Vor zwei Jahren in einem Wiener Innenstadtlokal: Christian Pilnacek, der suspendierte Sektionschef des Justizministeriums, sitzt mit Bekannten zusammen. Er beschwert sich über die ÖVP, die ihn quasi fallengelassen habe und schildert, dass Parteigranden ihn dazu bringen hätten wollen, in Verfahren einzugreifen. Ein Teilnehmer zeichnete dies geheim auf. Die Veröffentlichung nach Pilnaceks plötzlichem Tod sorgte für Riesenwirbel – und unter anderem für die Einsetzung einer Untersuchungskommission unter Korruptionsjäger Martin Kreutner durch die damalige Justizministerin Alma Zadic (Grüne).
Die Kommission konstatierte Bedenkliches. Vor allem bei „clamorosen“ Fällen wie Buwog, Ibiza, Eurofighter etc. Ihr Fazit: „Zweiklassenjustiz“. Nun zieht Kreutner Bilanz, wie mit den Empfehlungen der (international und mit hochrangigen Juristen besetzten) Kommission seitens der neuen Regierung umgegangen wurde.
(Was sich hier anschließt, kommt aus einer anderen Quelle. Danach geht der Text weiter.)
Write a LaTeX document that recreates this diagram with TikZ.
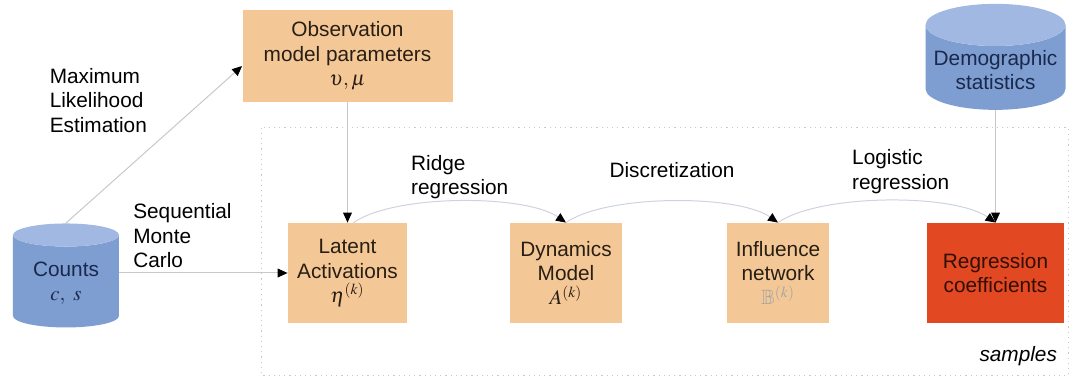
\documentclass[tikz,border=0pt]{standalone}
\usepackage{amsmath}
\usepackage{amssymb}
\usepackage{mathptmx}
\usepackage[no-math]{fontspec}
\setmainfont{Liberation Sans}
\usetikzlibrary{arrows.meta,shapes.geometric}
\definecolor{boxtan}{RGB}{244,200,150}
\definecolor{boxtext}{RGB}{40,30,20}
\definecolor{regred}{RGB}{226,72,34}
\definecolor{regtext}{RGB}{50,15,5}
\definecolor{dbbody}{RGB}{126,158,210}
\definecolor{dbtop}{RGB}{160,184,226}
\definecolor{dbtext}{RGB}{25,40,75}
\definecolor{linegray}{RGB}{200,200,200}
\definecolor{curvegray}{RGB}{205,212,222}
\definecolor{bbgray}{RGB}{165,165,165}

\begin{document}
\begin{tikzpicture}[
    font=\fontsize{10.4}{12.2}\selectfont,
    >={Triangle[length=5pt,width=4.4pt,color=black]},
    estbox/.style={rectangle, fill=boxtan, text=boxtext, align=center, inner sep=1pt, minimum height=50pt},
    db/.style={cylinder, shape border rotate=90, aspect=0.33, cylinder uses custom fill,
      cylinder body fill=dbbody, cylinder end fill=dbtop, text=dbtext, align=center, inner sep=1pt},
    link/.style={draw=linegray, line width=0.5pt},
    curvelink/.style={draw=curvegray, line width=0.5pt},
    samplebox/.style={draw=linegray, dotted, line width=0.6pt}
  ]
      \useasboundingbox (-173.75pt,-53pt) rectangle (363.25pt,136.5pt);

      \node [estbox, minimum width=59.5pt] (1) {Latent\\Activations\\$\eta^{(k)}$};
      \node [estbox, minimum width=56pt, right of=1, xshift=80.8pt] (2) {Dynamics\\Model\\$A^{(k)}$};
      \node [estbox, minimum width=51pt, right of=2, xshift=77.55pt] (3) {Influence\\network\\$\textcolor{bbgray}{\mathbb{B}^{(k)}}$};
      \node [estbox, minimum width=68.5pt, fill=regred, text=regtext, right of=3, xshift=80.3pt] (4) {Regression\\coefficients};
      \node [estbox, minimum width=105pt, minimum height=46pt, above of=1, yshift=80.05pt] (5) {Observation\\model parameters\\$\upsilon,\mu$};
      \node [db, minimum width=53pt, minimum height=52pt, left of=1, xshift=-112.3pt, yshift=-5pt] (6) {Counts\\$c,\ s$};
      \node [db, minimum width=70pt, minimum height=53pt, above of=4, yshift=73pt] (7) {Demographic\\statistics};
      \node [below of=4, xshift=34.25pt, yshift=-13pt, anchor=east, font=\fontsize{10.4}{12.2}\selectfont\itshape] (8) {samples};

      \draw [samplebox] ([xshift=-13pt,yshift=47.5pt]1.north west) rectangle ([xshift=2pt,yshift=-26pt]4.south east);

      \draw [link, ->] (6.90) -- node [above left, yshift=2.5pt, align=left] {Maximum\\Likelihood\\Estimation} ([yshift=-5pt]5.west);
      \draw [link, ->] (6.0 |- 1.west) -- node [pos=0.04, above right, yshift=-1pt, align=left] {Sequential\\Monte\\Carlo} (1.west);
      \draw [link, ->] (5.south) -- (1.north);
      \draw [curvelink, ->] ([xshift=3pt]1.north) to [out=35, in=145, looseness=0.6] node [above, yshift=-2.5pt, align=left] {Ridge\\regression} (2.north);
      \draw [curvelink, ->] (2.north) to [out=35, in=145, looseness=0.6] node [above, yshift=8pt] {Discretization} (3.north);
      \draw [curvelink, ->] (3.north) to [out=35, in=145, looseness=0.6] node [above, xshift=7pt, align=left] {Logistic\\regression} (4.north);
      \draw [link, ->] (7.270) -- (7.270 |- 4.north);
    \end{tikzpicture}
\end{document}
Missbrauch und Einflussnahme weiterhin möglich
Es habe einige Schritte in die richtige Richtung gegeben, so Jurist Kreutner. Etwa bei der Einigung auf eine mehrköpfige und weisungsfreie Bundesstaatsanwaltschaft. „Doch sind hier noch viele Details offen. Gerade in einem derart heiklen Bereich muss man höllisch aufpassen.“ Welche Personalien, wer bestimmt sie?
Zudem brisant: Der Paragraf 35 c / StPO, der es erlaubte, schon im Vorfeld ohne Ermittlungen Verfahren einzustellen bzw. zu verhindern, wurde zwar auf Anraten der Kommission gestrichen, dafür gibt es nun den Paragrafen 197 a. Der erlaube im Wesentlichen wieder die Möglichkeiten. Und also auch Missbrauch.
Über Anzeigen zu Aliens
„Der Grundgedanke von 35 c war nicht schlecht. Wegen zahlreicher Querulanten. Wenn es Anzeigen etwa zu Aliens etc. gibt, mussten die Behörden dem einmal nachgehen“, sagt Kreutner. Aber der Paragraf habe immer breitere Anwendungen gefunden. Man müsse abwarten, wie der neue Paragraf behandelt werde.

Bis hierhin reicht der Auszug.